Mike Baur is a Swiss financial expert who has helped build one of the most elaborate business investment companies known as the Swiss Startup Factory. This company brings in people with business ideas that have the potential to disrupt major industries and turns those ideas into fast-starting companies. Baur says in order to enter the business world, startups need to prove they can stand apart from the competition and will be sustainable because otherwise they will fail in a short time. He lists three things that entrepreneurs should keep in mind when launching their startup.
The first thing Baur says is necessary for startups is building the foundation and making everything happen from the business taken to execution phase to bringing in investor capital. None of this will ever happen just by chance so entrepreneurs need to build their startup network first. Second, adaptability is the key to sustainability because while there may be a few constants in the business world, there’s always more changes that come. And the final tip from Baur is that entrepreneurs need to take risks often because there really is no safety net once a business goes online. The risk is not starting the business, but it comes in your administrative tasks such as hiring, managing assets, marketing and other operations.

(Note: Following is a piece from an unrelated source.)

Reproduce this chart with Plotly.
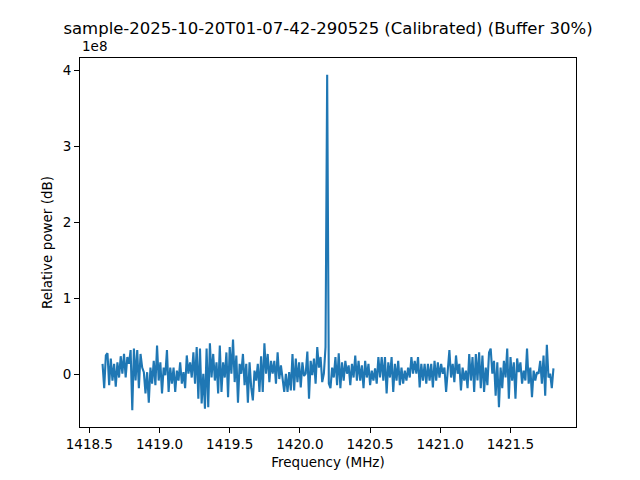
import numpy as np
import plotly.graph_objects as go

# Spectrum band (MHz)
f_start = 1418.594
f_stop = 1421.807

# Relative power values, in units of 1e8
power_e8 = [
    0.14, -0.18, 0.25, 0.28, -0.14, 0.21, -0.08, 0.14, -0.16, 0.16, -0.04, 0.24, 0.01, 0.27, -0.04, 0.23,
    0.14, 0.32, -0.47, 0.34, -0.08, 0.32, -0.18, 0.27, 0.09, 0.03, -0.25, 0.03, -0.37, 0.09, -0.12, 0.18,
    -0.14, 0.38, -0.08, 0.16, -0.25, 0.09, -0.01, 0.32, -0.23, 0.09, -0.12, 0.09, -0.23, 0.05, -0.08, 0.16,
    -0.12, 0.03, -0.18, 0.25, 0.01, 0.16, -0.04, 0.29, -0.12, 0.36, -0.32, 0.34, -0.38, 0.01, -0.45, 0.34,
    -0.43, 0.41, -0.04, 0.27, -0.08, 0.16, -0.25, 0.38, -0.23, 0.16, -0.04, 0.29, -0.30, 0.36, 0.01, 0.46,
    -0.10, 0.25, -0.37, 0.14, 0.01, 0.27, -0.14, 0.14, -0.37, 0.16,
    -0.17, -0.34, 0.05, -0.08, 0.14, -0.23, 0.24, -0.23, 0.41, 0.01, 0.27, -0.10, 0.18, 0.01, 0.18, -0.12,
    0.29, -0.06, 0.12, -0.04, -0.23, 0.01, -0.23, 0.03, -0.21, 0.27, -0.21, 0.21, -0.10, 0.16, -0.17, 0.16,
    -0.02, 0.01, 0.30, -0.32, 0.18, -0.01, 0.21, -0.12, 0.36, 0.09, 0.23, -0.10, 0.01, 0.36, 3.94, -0.12,
    -0.18, 0.09, -0.04, 0.23, -0.14, 0.28, -0.18, 0.16, -0.08, 0.18, 0.01, 0.12, -0.14, 0.14, -0.04, 0.25,
    -0.08, 0.18, -0.08, 0.12, -0.18, 0.18, -0.04, 0.14, -0.14, 0.05, -0.08, 0.08, -0.12, 0.23, -0.04, 0.23,
    -0.08, 0.23, -0.25, 0.16, -0.04, 0.23, -0.23, 0.14, -0.08, 0.18, -0.14, 0.09, -0.12, 0.05, -0.08, 0.09,
    -0.04, 0.23, 0.01,
    0.18, 0.01, 0.23, -0.17, 0.14, -0.08, 0.14, -0.12, 0.14, -0.08, 0.14, -0.17, 0.18, -0.08, 0.16, -0.04,
    0.14, 0.01, 0.09, -0.23, 0.05, 0.32, -0.04, 0.14, -0.10, 0.25, 0.01, 0.14, -0.21, 0.09, -0.08, 0.05,
    -0.18, 0.27, -0.08, 0.23, -0.23, 0.27, -0.08, 0.29, -0.18, 0.25, -0.23, 0.09, -0.14, 0.29, 0.34, 0.01,
    0.18, -0.28, 0.16, -0.43, 0.09, -0.18, 0.18, -0.04, 0.34, -0.32, 0.23, -0.08, 0.16, -0.32, 0.21, 0.03,
    0.16, -0.12, 0.05, -0.08, 0.34, -0.12, 0.09, -0.30, 0.05, -0.08, 0.03, 0.01, 0.18, -0.12, 0.25, -0.28,
    0.39, -0.04, 0.01, -0.18, 0.08,
]

x_ticks = [1418.5, 1419.0, 1419.5, 1420.0, 1420.5, 1421.0, 1421.5]
y_ticks = [0, 1, 2, 3, 4]

freq = np.linspace(f_start, f_stop, len(power_e8))

fig = go.Figure()
fig.add_trace(go.Scatter(x=freq, y=power_e8, mode="lines",
                         line=dict(color="#1f77b4", width=2.1), showlegend=False))

pad_x = 0.05 * (f_stop - f_start)
ymin, ymax = min(power_e8), max(power_e8)
pad_y = 0.05 * (ymax - ymin)

axis_common = dict(showline=True, linecolor="black", linewidth=1.1, mirror=True,
                   ticks="outside", ticklen=5, tickwidth=1.1, tickcolor="black",
                   showgrid=False, zeroline=False, automargin=False,
                   tickfont=dict(family="DejaVu Sans", size=13.5, color="black"))

# page body adds an 8px offset; compensate so the plot lands where the reference's does
fig.update_layout(
    width=632, height=472,
    margin=dict(l=72, r=64, t=49.6, b=52.8),
    paper_bgcolor="white", plot_bgcolor="white",
    title=dict(text="sample-2025-10-20T01-07-42-290525 (Calibrated) (Buffer 30%)",
               x=(328 - 8) / 632, xanchor="center", y=1 - (28 - 8) / 472, yanchor="middle",
               font=dict(family="DejaVu Sans", size=16.5, color="black")),
    xaxis=dict(range=[f_start - pad_x, f_stop + pad_x], tickvals=x_ticks,
               ticktext=[f"{v:.1f}" for v in x_ticks],
               title=dict(text="Frequency (MHz)", standoff=6,
                          font=dict(family="DejaVu Sans", size=13.5, color="black")),
               **axis_common),
    yaxis=dict(range=[ymin - pad_y, ymax + pad_y], tickvals=y_ticks,
               ticktext=[str(v) for v in y_ticks],
               title=dict(text="Relative power (dB)", standoff=6,
                          font=dict(family="DejaVu Sans", size=13.5, color="black")),
               **axis_common),
    annotations=[dict(text="1e8", xref="paper", yref="paper", x=0, y=1.0,
                      xanchor="left", yanchor="bottom", yshift=2, showarrow=False,
                      font=dict(family="DejaVu Sans", size=13.5, color="black"))],
)

fig.write_html("out.html")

Mike Baur became a startup investor after ending a longtime banking career in Switzerland. Like many other jobs at the time, Baur started in banking when he was only 16 in an apprenticeship at UBS Bank, and he planned to stay there long-term when he was told by a manager that he could expect to earn several pay raises if he followed a chart, and at the end of many years he could retire comfortably. Baur went from apprentice to commercial banking advisor and had the privilege of managing funds for some of the top clients at UBS. Baur at one point switched over to Clariden Leu Bank because he obtained a position as a commercial banking executive there and an even bigger chance to retire early. But things started changing after the 2008 recession, and in time Baur started feeling that banking was less appealing than it had been before, so he left for other pursuits.
Mike Baur had the idea for the SSUF because he saw new tech-based businesses coming out of the millennial crowd, and he knew there was great opportunities for investors there. He established a network of investors through sponsors who bought into his plans such as the Goldback Group, Helvetia and Red Bull Media. One of the most impressive things about the SSUF is how startups can be put in execution phase in a short three-month period.